Exercise materials -
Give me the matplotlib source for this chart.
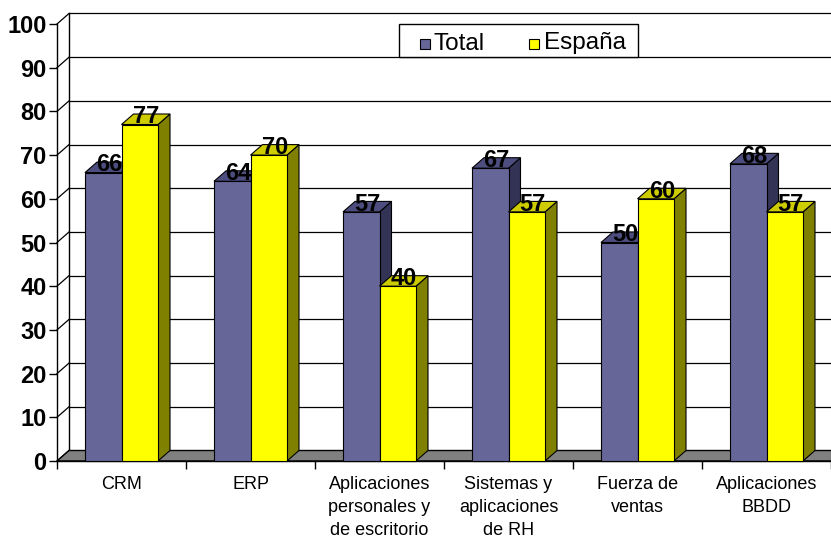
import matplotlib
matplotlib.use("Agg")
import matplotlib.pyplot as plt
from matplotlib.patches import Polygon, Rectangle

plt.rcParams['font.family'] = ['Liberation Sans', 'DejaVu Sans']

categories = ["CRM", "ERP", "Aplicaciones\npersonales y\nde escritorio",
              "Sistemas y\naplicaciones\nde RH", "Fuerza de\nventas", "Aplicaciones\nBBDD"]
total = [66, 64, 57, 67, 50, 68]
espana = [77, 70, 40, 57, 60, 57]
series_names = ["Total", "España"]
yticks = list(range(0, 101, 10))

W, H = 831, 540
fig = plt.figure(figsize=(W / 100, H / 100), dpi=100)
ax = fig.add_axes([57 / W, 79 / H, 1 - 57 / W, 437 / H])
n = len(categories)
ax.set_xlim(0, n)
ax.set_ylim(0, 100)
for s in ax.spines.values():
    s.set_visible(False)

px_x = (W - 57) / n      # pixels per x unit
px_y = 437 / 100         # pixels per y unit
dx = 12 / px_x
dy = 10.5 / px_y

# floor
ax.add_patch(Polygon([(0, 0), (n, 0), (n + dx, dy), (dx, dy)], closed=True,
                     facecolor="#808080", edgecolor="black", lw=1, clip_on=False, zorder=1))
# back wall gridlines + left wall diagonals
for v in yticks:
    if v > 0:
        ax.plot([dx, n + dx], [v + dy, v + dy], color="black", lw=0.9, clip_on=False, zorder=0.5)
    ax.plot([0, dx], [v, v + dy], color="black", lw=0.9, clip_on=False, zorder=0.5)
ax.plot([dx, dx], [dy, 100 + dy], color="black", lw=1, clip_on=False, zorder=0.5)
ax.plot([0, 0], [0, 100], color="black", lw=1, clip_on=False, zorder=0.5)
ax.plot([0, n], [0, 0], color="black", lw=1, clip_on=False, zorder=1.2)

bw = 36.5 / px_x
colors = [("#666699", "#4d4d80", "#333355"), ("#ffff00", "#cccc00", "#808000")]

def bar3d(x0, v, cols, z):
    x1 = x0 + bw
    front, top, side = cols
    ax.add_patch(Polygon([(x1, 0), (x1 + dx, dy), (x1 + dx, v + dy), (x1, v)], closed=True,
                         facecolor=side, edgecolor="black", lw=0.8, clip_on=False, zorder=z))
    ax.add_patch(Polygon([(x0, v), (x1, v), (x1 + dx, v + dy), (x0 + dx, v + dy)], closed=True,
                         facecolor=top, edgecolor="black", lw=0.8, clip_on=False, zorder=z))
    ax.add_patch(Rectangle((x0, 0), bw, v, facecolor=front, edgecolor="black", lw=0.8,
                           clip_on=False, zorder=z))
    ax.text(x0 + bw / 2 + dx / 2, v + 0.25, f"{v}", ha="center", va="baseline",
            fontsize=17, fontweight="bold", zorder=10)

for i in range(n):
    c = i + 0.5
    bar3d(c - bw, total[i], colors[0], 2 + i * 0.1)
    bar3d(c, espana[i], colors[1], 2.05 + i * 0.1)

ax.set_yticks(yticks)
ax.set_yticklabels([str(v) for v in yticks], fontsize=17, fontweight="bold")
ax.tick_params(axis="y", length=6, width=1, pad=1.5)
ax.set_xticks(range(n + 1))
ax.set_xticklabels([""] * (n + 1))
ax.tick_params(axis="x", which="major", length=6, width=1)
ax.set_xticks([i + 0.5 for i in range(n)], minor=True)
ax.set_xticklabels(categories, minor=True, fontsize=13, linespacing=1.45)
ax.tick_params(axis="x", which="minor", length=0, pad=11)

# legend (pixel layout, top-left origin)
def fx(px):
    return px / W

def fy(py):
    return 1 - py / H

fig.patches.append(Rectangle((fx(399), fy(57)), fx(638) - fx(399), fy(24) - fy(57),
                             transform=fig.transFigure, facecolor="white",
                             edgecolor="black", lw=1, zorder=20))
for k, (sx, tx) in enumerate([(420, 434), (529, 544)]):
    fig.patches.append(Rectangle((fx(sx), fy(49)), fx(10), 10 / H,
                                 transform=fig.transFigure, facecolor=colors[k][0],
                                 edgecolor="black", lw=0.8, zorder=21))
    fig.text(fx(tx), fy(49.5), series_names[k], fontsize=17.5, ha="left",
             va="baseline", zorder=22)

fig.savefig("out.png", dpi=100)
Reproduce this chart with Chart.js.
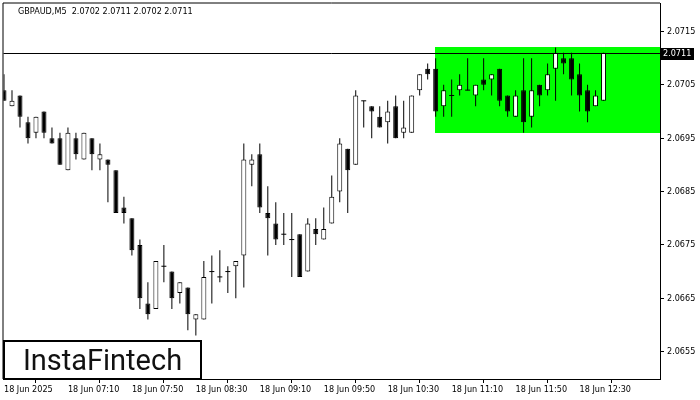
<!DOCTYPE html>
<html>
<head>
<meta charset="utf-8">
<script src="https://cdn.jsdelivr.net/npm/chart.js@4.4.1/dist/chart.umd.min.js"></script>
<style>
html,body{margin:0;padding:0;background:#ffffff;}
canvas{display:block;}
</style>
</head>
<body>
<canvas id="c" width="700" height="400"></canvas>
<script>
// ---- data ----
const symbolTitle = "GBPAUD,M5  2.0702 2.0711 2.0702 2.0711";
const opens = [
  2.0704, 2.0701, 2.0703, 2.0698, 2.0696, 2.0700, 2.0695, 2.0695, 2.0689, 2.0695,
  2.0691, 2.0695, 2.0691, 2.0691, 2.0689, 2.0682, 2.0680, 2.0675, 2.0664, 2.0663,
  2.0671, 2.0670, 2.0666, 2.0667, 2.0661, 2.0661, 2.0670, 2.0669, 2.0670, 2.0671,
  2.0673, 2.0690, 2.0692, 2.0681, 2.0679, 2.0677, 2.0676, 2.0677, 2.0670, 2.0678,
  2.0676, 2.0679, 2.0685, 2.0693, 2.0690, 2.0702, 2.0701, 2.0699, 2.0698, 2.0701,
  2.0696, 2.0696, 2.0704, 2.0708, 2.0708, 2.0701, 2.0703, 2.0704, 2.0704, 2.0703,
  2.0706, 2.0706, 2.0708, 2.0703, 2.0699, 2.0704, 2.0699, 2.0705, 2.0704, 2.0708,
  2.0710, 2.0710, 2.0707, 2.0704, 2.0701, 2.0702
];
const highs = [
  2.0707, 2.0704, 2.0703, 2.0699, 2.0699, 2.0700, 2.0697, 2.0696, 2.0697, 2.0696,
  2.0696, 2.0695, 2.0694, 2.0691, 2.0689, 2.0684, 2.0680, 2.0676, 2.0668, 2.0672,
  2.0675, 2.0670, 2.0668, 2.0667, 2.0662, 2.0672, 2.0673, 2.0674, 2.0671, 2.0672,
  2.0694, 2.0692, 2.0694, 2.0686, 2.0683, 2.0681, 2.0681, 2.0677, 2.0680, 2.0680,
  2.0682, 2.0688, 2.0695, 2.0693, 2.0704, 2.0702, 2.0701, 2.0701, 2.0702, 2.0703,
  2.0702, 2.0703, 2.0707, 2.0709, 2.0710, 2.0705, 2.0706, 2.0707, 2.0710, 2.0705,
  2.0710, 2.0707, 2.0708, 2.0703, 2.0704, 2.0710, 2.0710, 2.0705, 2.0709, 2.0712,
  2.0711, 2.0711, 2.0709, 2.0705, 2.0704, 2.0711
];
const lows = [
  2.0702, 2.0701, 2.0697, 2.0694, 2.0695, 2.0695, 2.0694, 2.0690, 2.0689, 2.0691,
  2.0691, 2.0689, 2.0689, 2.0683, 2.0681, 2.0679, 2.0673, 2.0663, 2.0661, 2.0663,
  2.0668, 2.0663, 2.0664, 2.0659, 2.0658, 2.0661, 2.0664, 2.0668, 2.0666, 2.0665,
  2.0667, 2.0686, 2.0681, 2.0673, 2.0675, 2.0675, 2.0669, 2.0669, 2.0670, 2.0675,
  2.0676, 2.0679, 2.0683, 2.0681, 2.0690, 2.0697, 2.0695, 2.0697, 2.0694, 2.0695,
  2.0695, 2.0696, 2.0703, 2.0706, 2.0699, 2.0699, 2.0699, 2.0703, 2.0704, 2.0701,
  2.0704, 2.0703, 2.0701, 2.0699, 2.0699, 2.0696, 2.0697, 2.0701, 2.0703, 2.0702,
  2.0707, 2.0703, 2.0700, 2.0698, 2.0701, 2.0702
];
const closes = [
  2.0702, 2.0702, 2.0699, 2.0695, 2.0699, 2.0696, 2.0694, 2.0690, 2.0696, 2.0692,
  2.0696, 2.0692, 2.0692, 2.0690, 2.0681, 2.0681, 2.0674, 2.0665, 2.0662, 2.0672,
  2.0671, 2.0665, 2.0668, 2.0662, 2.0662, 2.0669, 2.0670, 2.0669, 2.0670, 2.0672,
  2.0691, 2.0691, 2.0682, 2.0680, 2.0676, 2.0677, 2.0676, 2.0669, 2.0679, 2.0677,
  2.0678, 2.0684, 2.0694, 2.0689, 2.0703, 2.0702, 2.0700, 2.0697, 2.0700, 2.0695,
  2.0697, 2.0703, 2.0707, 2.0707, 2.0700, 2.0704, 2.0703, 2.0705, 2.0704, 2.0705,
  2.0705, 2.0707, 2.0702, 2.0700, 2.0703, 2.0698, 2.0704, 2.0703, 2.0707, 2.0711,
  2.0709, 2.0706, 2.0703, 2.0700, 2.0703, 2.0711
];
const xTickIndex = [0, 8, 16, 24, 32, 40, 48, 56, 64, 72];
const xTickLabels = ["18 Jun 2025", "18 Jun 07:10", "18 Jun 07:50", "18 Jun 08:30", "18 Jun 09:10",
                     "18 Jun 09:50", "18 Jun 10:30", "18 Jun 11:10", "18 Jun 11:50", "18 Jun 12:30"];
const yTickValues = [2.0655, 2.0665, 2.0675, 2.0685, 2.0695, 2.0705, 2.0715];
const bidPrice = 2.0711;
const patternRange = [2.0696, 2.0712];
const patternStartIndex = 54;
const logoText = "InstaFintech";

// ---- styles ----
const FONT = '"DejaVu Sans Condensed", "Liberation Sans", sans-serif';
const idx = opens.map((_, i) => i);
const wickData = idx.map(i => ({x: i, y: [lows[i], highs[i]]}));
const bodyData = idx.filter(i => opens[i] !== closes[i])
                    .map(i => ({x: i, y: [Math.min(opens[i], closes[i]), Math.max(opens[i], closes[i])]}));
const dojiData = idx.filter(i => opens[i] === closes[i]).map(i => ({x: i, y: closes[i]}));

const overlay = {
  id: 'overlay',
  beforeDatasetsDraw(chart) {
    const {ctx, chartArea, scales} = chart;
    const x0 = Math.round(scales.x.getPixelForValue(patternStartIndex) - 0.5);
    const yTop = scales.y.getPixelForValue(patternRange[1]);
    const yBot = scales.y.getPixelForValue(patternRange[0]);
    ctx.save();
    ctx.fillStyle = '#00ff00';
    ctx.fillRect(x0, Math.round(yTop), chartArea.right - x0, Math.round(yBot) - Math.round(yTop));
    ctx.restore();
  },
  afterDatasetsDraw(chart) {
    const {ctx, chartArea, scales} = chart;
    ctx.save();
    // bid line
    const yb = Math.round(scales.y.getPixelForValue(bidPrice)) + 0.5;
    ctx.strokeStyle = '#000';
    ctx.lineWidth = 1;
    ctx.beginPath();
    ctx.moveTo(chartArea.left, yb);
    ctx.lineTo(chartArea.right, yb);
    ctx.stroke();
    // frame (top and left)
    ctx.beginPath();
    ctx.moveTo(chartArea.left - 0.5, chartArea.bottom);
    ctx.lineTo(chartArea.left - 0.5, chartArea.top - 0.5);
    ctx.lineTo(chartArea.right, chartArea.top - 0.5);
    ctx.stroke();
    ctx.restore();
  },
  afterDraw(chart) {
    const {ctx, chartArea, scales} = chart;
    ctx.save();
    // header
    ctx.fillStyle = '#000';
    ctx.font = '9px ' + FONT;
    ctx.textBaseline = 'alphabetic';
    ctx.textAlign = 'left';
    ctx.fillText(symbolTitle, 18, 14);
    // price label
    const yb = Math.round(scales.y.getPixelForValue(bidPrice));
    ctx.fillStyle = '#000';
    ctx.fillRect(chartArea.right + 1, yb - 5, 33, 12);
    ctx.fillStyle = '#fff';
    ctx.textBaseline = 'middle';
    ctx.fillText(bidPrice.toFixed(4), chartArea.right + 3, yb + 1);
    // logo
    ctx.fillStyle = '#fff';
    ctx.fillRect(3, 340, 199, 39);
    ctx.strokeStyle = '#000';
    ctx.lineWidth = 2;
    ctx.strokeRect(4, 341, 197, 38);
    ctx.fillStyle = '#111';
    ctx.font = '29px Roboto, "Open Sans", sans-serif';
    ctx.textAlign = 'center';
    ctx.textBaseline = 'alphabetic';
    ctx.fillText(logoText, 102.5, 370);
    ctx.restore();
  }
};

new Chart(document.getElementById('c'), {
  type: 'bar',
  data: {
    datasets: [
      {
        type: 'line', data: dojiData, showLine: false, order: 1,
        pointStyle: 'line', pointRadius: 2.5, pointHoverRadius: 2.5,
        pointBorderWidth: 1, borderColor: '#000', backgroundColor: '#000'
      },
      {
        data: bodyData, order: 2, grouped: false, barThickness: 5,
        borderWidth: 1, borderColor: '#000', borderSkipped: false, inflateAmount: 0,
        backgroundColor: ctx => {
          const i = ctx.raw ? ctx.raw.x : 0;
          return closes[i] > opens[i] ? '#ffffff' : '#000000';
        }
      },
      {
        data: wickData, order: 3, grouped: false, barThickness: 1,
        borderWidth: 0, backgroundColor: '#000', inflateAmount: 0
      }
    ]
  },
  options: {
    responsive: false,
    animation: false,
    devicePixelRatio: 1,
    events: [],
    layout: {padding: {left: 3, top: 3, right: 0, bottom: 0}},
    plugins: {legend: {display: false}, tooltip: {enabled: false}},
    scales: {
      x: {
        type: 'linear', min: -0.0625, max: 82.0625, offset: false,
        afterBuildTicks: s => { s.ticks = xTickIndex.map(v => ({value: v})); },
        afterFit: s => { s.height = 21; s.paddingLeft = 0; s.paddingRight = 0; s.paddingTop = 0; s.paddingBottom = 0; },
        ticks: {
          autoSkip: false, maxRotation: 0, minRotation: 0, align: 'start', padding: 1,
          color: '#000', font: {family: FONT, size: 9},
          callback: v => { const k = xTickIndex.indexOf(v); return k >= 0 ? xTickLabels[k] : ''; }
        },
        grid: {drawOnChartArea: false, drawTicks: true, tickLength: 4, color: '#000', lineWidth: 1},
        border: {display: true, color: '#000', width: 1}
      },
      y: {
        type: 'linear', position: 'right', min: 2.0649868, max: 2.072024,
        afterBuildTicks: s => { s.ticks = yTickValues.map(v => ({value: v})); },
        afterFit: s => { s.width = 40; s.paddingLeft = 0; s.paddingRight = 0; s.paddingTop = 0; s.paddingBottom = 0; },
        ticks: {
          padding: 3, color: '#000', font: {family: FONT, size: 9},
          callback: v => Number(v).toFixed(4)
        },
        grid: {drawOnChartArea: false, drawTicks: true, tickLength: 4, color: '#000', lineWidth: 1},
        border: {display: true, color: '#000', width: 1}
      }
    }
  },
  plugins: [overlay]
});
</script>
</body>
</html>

Goal -
Starting at the first line of the entries, restate word for word everything through the line that holds "plt.rcParams['font.family'] = ['Liberation", both ends included, but omit any pictures.

Answer to the exercise -
Give me the matplotlib source for this chart.
import matplotlib
matplotlib.use("Agg")
import matplotlib.pyplot as plt
from matplotlib.patches import Polygon, Rectangle

plt.rcParams['font.family'] = ['Liberation Sans', 'DejaVu Sans']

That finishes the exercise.